Monday, June 1, 2026

Nolan Teasley Thoughts

As the Minnesota Vikings general manger search wound down, Seattle Seahawks assistant general manager Nolan Teasley had emerged as my favorite for the job. It’s a funny thing as my initial list of preferred targets didn’t include him. My favorite in February and my favorite up until he removed himself from the process was Los Angeles Chargers assistant general manager Chad Alexander. After that, my favorite eventually landed on Teasley. Vikings ownership ultimately had five finalists for the job.

Rob Brzezinski - Minnesota Vikings interim general manager
John McKay -  Los Angeles Rams assistant general manager
Terrance Gray - Buffalo Bills assistant general manager
Reed Burkhardt - Denver Broncos assistant general manager
Nolan Teasley - Seattle Seahawks assistant general manager

In February, I looked at the front office of the Seattle Seahawks. They’d had about a a dozen years of success. A Super Bowl win in 2013 and another in 2026. Those 13 years were the 13 years Nolan Teasley spent with the team. In February, I skipped past Teasley and circled VP of Player Personnel Trent Kirchner as my preferred Seahawk for the Vikings GM job. My reasoning of favoring Kirchner over Teasley was the 27 years the former had scouting in the league. When Teasley was a Vikings GM target rather than Kirchner, I dove further into Teasley’s career. I think the Vikings lucked out in running an unusual May GM search. If they’d waited until to the 2027 offseason, there would’ve been competition for Nolan Teasley. Now, they have him and the team’s future feels a whole lot brighter. 

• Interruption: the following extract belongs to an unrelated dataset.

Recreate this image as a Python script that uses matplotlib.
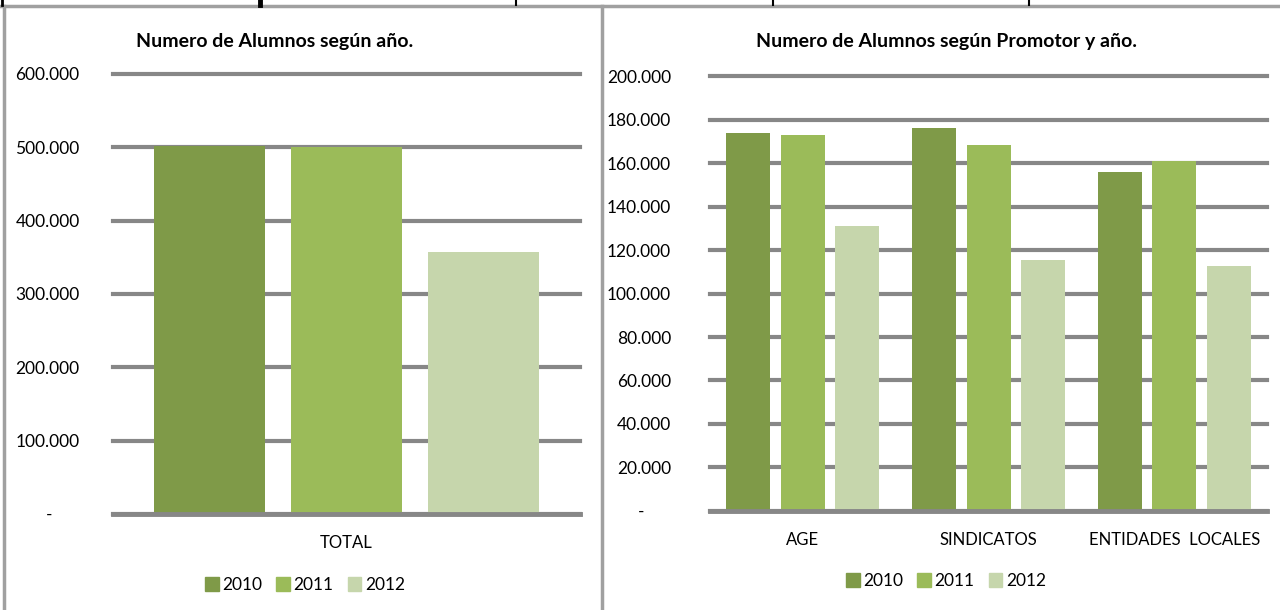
import matplotlib.pyplot as plt
from matplotlib.lines import Line2D
from matplotlib.patches import Patch
from matplotlib.ticker import FuncFormatter
import numpy as np

plt.rcParams['font.family'] = ['Lato', 'DejaVu Sans']

# data
years = ['2010', '2011', '2012']
colors = ['#7f9a48', '#9bbb59', '#c6d6ac']

total_cats = ['TOTAL']
total_vals = {'2010': [502000], '2011': [500500], '2012': [357000]}

prom_cats = ['AGE', 'SINDICATOS', 'ENTIDADES  LOCALES']
prom_vals = {
    '2010': [173600, 176100, 155800],
    '2011': [172900, 168200, 160700],
    '2012': [131000, 115400, 112600],
}

grid_c = '#878787'


def fmt(v, pos):
    if v == 0:
        return '-      '
    return f'{int(v):,}'.replace(',', '.')


def draw(ax, cats, vals, ymax, step):
    x = np.arange(len(cats))
    w = 0.237
    off = 0.293
    for i, y in enumerate(years):
        ax.bar(x + (i - 1) * off, vals[y], width=w, color=colors[i], zorder=3)
    ax.set_ylim(0, ymax)
    ax.set_yticks(np.arange(0, ymax + 1, step))
    ax.yaxis.set_major_formatter(FuncFormatter(fmt))
    ax.set_xlim(-0.5, len(cats) - 0.5)
    ax.set_xticks(x)
    ax.set_xticklabels(cats, fontsize=12)
    ax.grid(axis='y', color=grid_c, linewidth=3, zorder=1)
    for gl in ax.get_ygridlines():
        gl.set_clip_on(False)
    for s in ['top', 'right', 'left']:
        ax.spines[s].set_visible(False)
    ax.spines['bottom'].set_color(grid_c)
    ax.spines['bottom'].set_linewidth(3.5)
    ax.spines['bottom'].set_zorder(4)
    ax.tick_params(axis='y', length=0, labelsize=12.5, colors='black')
    ax.tick_params(axis='x', length=0, colors='black', pad=15)


fig = plt.figure(figsize=(12.8, 6.1), dpi=100)

ax1 = fig.add_axes([0.0883, 0.1574, 0.3648, 0.7213])
draw(ax1, total_cats, total_vals, 600000, 100000)
ax1.tick_params(axis='y', pad=24)

ax2 = fig.add_axes([0.5547, 0.1623, 0.4352, 0.7131])
draw(ax2, prom_cats, prom_vals, 200000, 20000)
ax2.tick_params(axis='y', pad=28)

fig.text(275 / 1280, 1 - 41 / 610, 'Numero de Alumnos según año.', ha='center', va='center',
         fontsize=14, fontweight='bold')
fig.text(946 / 1280, 1 - 41 / 610, 'Numero de Alumnos según Promotor y año.', ha='center', va='center',
         fontsize=14, fontweight='bold')

handles = [Patch(color=c, label=y) for c, y in zip(colors, years)]
for cx, cy in [(305, 585), (946, 581)]:
    fig.legend(handles=handles, loc='center', bbox_to_anchor=(cx / 1280, 1 - cy / 610), ncol=3,
               frameon=False, fontsize=12.5, handlelength=0.8, handleheight=0.8,
               handletextpad=0.2, columnspacing=0.8)

# panel frame lines
def fline(x0, y0, x1, y1, c, lw):
    fig.add_artist(Line2D([x0 / 1280, x1 / 1280], [1 - y0 / 610, 1 - y1 / 610], color=c, lw=lw))

fline(0, 6, 1280, 6, '#a0a0a0', 2.5)
fline(4, 6, 4, 610, '#a0a0a0', 2.5)
fline(602, 6, 602, 610, '#a0a0a0', 2.5)
for xx, lw in [(2, 2), (260, 3.5), (516, 1.5), (773, 1.5), (1029, 1.5)]:
    fline(xx, 0, xx, 5, 'black', lw)

fig.savefig('out.png', dpi=100)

At a Sports Management conference earlier this year, Nolan Teasley was asked what separates a good evaluator from a great general manager. His answer:

Being open minded and organized are the two things I’m gonna tell you. Because when I think about our process and how we make decisions on player acquisition- I don’t have enough hubris, I’m not arrogant enough to tell you I’m better at watching football than you are- but I do have a process and I think my superpower is the ability to take in information from a lot of different people that have different areas of expertise, then implement that and build a process off of that, that ultimately leads me to try and make sound decisions in a short period of time.“

The first time I saw that response, it gave me chills. The Daily Norseman posted it in their dive into Nolan Teasley and it gave me chills. The fact that he has a self-realized superpower is one thing. The fact the superpower involves collaboration and listening to the input of others shouldn’t be a startling thing. Media and fans want the name of one person that’s making all decisions. I have truly come to believe that people desire one person to blame when things go to shit. They accept collaboration when it results in wins and championships. They thrive on blaming one person when the wins don’t come. Throughout this offseason, Vikings interim general manger Rob Brzenzinski stressed collaboration and reaching a consensus. Many found it annoying. I believe that they found it annoying because a consensus eliminates their singular target. Anyway, the media and Vikings fans now have one to person to blame if the Vikings season, any Vikings season, goes off the rails. Here’s hoping that there’s no reason for finger-pointing. 

Over 66 years of franchise history, the Vikings had hired only two general managers that climbed through the football scouting ranks. The first was Jim Finks. He has a bust in the Pro Football Hall of Fame for the Super Bowl teams he built in Minnesota. The second was Rick Spielman. 66 years of Vikings football and only 26 of them were guided by an individual with legit football team-building experience. Nolan Teasley is the third. It’s a damn shame the Vikings had spent so much time being guided by individuals that really had no business building an NFL team. It’s as much a reason as any for no Lomabardi Trophies being in that barren cabinet. That’s in the past. The now is a Vikings future guided by Nolan Teasley, Kevin O’Connell, and Brian Flores.